The most common cause of heel pain is plantar fasciitis--the plantar fascia is a thick ligament located just under the skin on the bottom of your foot. It originates from the covering on the heel bone and extends out to the ball of the foot dividing into slips that enter the undersides of each toe. This fascia helps support and form the arch of your foot. Over time, gravity wins the war of arch height and your arch moves lower putting the fascia on stretch causing micro-tears in the fascia at its origination site on the heel bone. This results in pain, swelling, and can lead to spur formation. Typical symptoms include: pain with the first step in the morning with some improvement upon walking, pain again after sitting during the day, pain late in the day--all focused on the bottom and inside of your heel. Over time this pain can migrate to other parts of the heel and arch causing you to alter your gait and this can result in Achilles’ pain, back--knee--hip pain as well.
Treatment early on is focused on reducing the strain on the fascia by supporting the foot. We can achieve this by using tape, arch supports, and advising you on proper shoe gear. It is important to also include treatment for the inflammation in the heel using ice, oral or injectable anti-inflammatory, along with a temporary reduction or modification in your weight-bearing activities. Once inflammation is controlled and your pain reduced, stretching can be employed to complete your recovery.
Long term prevention for plantar fasciitis relies on support of your arch as provided by orthotics which are worn inside your shoes. For milder cases or symptoms, over the counter orthotics often provide adequate relief. For those individuals with more persistent pain, custom orthotics can be made by prescription to specifically address your biomechanics and activity level. Wearing supportive shoe gear is imperative here--shoes with a rigid mid-sole and firm heel counter provide the best support and also allow your orthotic to work more efficiently. Paying attention to all these factors will help ensure pain-free activity and healthy feet.
Pain associated with toenails is a common complaint among our patients and is often related to the shape and/or thickness of the nail plate itself. Ingrown toenails occur when the sides of the nail plate and the surrounding skin encroach on each other. Heredity can play a role here--some people just have curved or C-shaped toenails that turn down at the edges, predisposing the toenail to grow into the skin. Others have thick, yellow, fungal type toenails which can cause excess pressure to be exerted out from the center of the nail forcing the edges into the skin. Injury and trauma to the nail plate often causes the nail to change shape and ingrow. Biomechanical forces can play a role here as well. If your great toe deviates toward the 2nd toe, this can cause a rubbing or irritation at that side of the great toenail causing the skin to grow onto the nail plate causing pain. Narrow shoe gear can cause a similar irritation and ingrowth of the great toenail where the shoe contacts the toe.
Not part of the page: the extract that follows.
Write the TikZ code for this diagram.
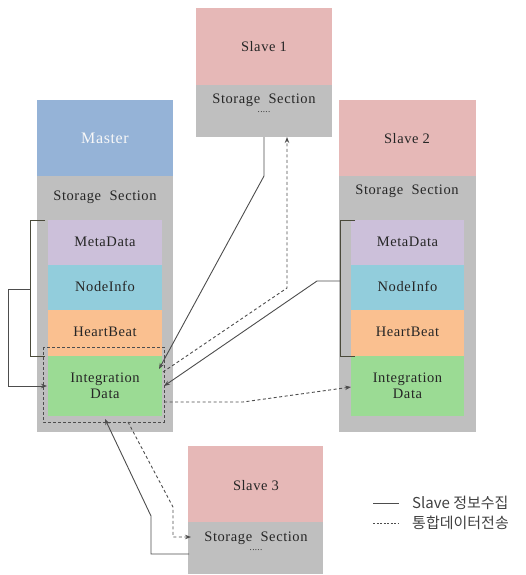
\documentclass[tikz,border=0pt]{standalone}
\usepackage{fontspec}
\setmainfont{Liberation Serif}[LetterSpace=4]
\newfontfamily\kofont{Noto Sans CJK KR}
\usetikzlibrary{arrows.meta}
\definecolor{mblue}{HTML}{95B3D7}
\definecolor{spink}{HTML}{E6B8B7}
\definecolor{sgray}{HTML}{BFBFBF}
\definecolor{cmeta}{HTML}{CCC0DA}
\definecolor{cnode}{HTML}{92CDDC}
\definecolor{cheart}{HTML}{FAC090}
\definecolor{cinteg}{HTML}{9BDB94}
\definecolor{lnc}{HTML}{4D4D4D}
\definecolor{brc}{HTML}{4A4A3A}
\begin{document}
\begin{tikzpicture}[x=1pt,y=-1pt,
  blk/.style={anchor=north west,inner sep=0pt,outer sep=0pt},
  txt/.style={font=\fontsize{14.5}{16}\selectfont,text=black!85,align=center},
  solidc/.style={draw=lnc,line width=0.9pt,-{Stealth[length=6pt,width=4.5pt]}},
  dashc/.style={draw=lnc,line width=0.9pt,dashed,dash pattern=on 3pt off 2.5pt,-{Stealth[length=6pt,width=4.5pt]}},
  brk/.style={draw=brc,line width=0.7pt}]
\useasboundingbox (0,0) rectangle (525,575);
% Master
\node[blk,fill=mblue,minimum width=136pt,minimum height=76pt] (mtop) at (37,100) {};
\node[blk,fill=sgray,minimum width=136pt,minimum height=256pt] (mstore) at (37,176) {};
\node[txt,text=white!97!black,font=\fontsize{16}{18}\selectfont] (mname) at (105,138) {Master};
\node[txt] (mss) at (105,197) {Storage\ \ Section};
\node[blk,fill=cmeta,minimum width=114pt,minimum height=45pt] (mmeta) at (48,220) {};
\node[blk,fill=cnode,minimum width=114pt,minimum height=45pt] (mnode) at (48,265) {};
\node[blk,fill=cheart,minimum width=114pt,minimum height=46pt] (mheart) at (48,310) {};
\node[blk,fill=cinteg,minimum width=114pt,minimum height=60pt] (minteg) at (48,356) {};
\node[txt] at ([yshift=1pt]mmeta.center) {MetaData};
\node[txt] at ([yshift=1pt]mnode.center) {NodeInfo};
\node[txt] at ([yshift=1pt]mheart.center) {HeartBeat};
\node[txt] at (minteg.center) {Integration\\[0pt]Data};
\draw[lnc,line width=0.8pt,dashed,dash pattern=on 3pt off 2pt] (43,347) rectangle (164,422);
% Master bracket
\draw[brk] (45,220) -- (30,220) -- (30,356) -- (45,356);
\coordinate (mbm) at (30,289);
\coordinate (ml1) at (8,289);
\coordinate (ml2) at (8,386);
\coordinate (mie) at (47,386);
\draw[solidc] (mbm) -- (ml1) -- (ml2) -- (mie);
% Slave 1
\node[blk,fill=spink,minimum width=136pt,minimum height=77pt] (s1top) at (196,8) {};
\node[blk,fill=sgray,minimum width=136pt,minimum height=52pt] (s1store) at (196,85) {};
\node[txt] (s1name) at (264,47) {Slave 1};
\node[txt] (s1ss) at (264,100) {Storage\ \ Section};
\node[txt,font=\fontsize{9}{10}\selectfont] (s1dots) at (264,112) {.....};
% Slave 2
\node[blk,fill=spink,minimum width=137pt,minimum height=76pt] (s2top) at (339,100) {};
\node[blk,fill=sgray,minimum width=137pt,minimum height=256pt] (s2store) at (339,176) {};
\node[txt] (s2name) at (407,139) {Slave 2};
\node[txt] (s2ss) at (407,191) {Storage\ \ Section};
\node[blk,fill=cmeta,minimum width=113pt,minimum height=45pt] (smeta) at (351,220) {};
\node[blk,fill=cnode,minimum width=113pt,minimum height=45pt] (snode) at (351,265) {};
\node[blk,fill=cheart,minimum width=113pt,minimum height=46pt] (sheart) at (351,310) {};
\node[blk,fill=cinteg,minimum width=113pt,minimum height=60pt] (sinteg) at (351,356) {};
\node[txt] at ([yshift=1pt]smeta.center) {MetaData};
\node[txt] at ([yshift=1pt]snode.center) {NodeInfo};
\node[txt] at ([yshift=1pt]sheart.center) {HeartBeat};
\node[txt] at (sinteg.center) {Integration\\[0pt]Data};
\draw[brk] (355,220) -- (340,220) -- (340,356) -- (355,356);
% Slave 3
\node[blk,fill=spink,minimum width=135pt,minimum height=76pt] (s3top) at (188,446) {};
\node[blk,fill=sgray,minimum width=135pt,minimum height=52pt] (s3store) at (188,522) {};
\node[txt] (s3name) at (256,486) {Slave 3};
\node[txt] (s3ss) at (256,538) {Storage\ \ Section};
\node[txt,font=\fontsize{9}{10}\selectfont] (s3dots) at (256,550) {.....};
% Slave1 -> Master (solid)
\coordinate (a1) at (264,137);
\coordinate (a2) at (264,176);
\coordinate (a3) at (159,369);
\draw[solidc] (a1) -- (a2) -- (a3);
% Master -> Slave1 (dashed)
\coordinate (b1) at (163,372);
\coordinate (b2) at (287,288);
\coordinate (b3) at (287,137);
\draw[dashc] (b1) -- (b2) -- (b3);
% Slave2 -> Master (solid)
\coordinate (c1) at (340,281);
\coordinate (c2) at (317,281);
\coordinate (c3) at (164,386);
\draw[solidc] (c1) -- (c2) -- (c3);
% Master -> Slave2 (dashed)
\coordinate (d1) at (164,402);
\coordinate (d2) at (243,402);
\coordinate (d3) at (351,387);
\draw[dashc] (d1) -- (d2) -- (d3);
% Slave3 -> Master (solid)
\coordinate (e1) at (189,554);
\coordinate (e2) at (151,554);
\coordinate (e3) at (151,516);
\coordinate (e4) at (105,419);
\draw[solidc] (e1) -- (e2) -- (e3) -- (e4);
% Master -> Slave3 (dashed)
\coordinate (f1) at (128,422);
\coordinate (f2) at (173,507);
\coordinate (f3) at (173,537);
\coordinate (f4) at (191,537);
\draw[dashc] (f1) -- (f2) -- (f3) -- (f4);
% Legend
\coordinate (l1a) at (373,503);
\coordinate (l1b) at (399,503);
\coordinate (l2a) at (373,523);
\coordinate (l2b) at (399,523);
\draw[lnc,line width=0.9pt] (l1a) -- (l1b);
\draw[lnc,line width=0.9pt,dashed,dash pattern=on 2pt off 1.5pt] (l2a) -- (l2b);
\node[anchor=west,inner sep=0pt,font=\kofont\fontsize{15}{17}\selectfont,text=black!75] (lg1) at (412,503) {Slave 정보수집};
\node[anchor=west,inner sep=0pt,font=\kofont\fontsize{15}{17}\selectfont,text=black!75] (lg2) at (412,523) {통합데이터전송};
\end{tikzpicture}
\end{document}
Treatment for ingrown toenails includes both temporary versus permanent avulsion or removal of the ingrown toenail or its borders. These procedures are performed in the office under local anesthesia and provide immediate relief of the patient’s pain. Treatment for fungal toenails often includes topical medication along with treating the entire foot and the shoes via anti-fungal soaps and sprays. People often re-infect themselves by way of their shoe gear so attention to this fungal source is essential to long term relief.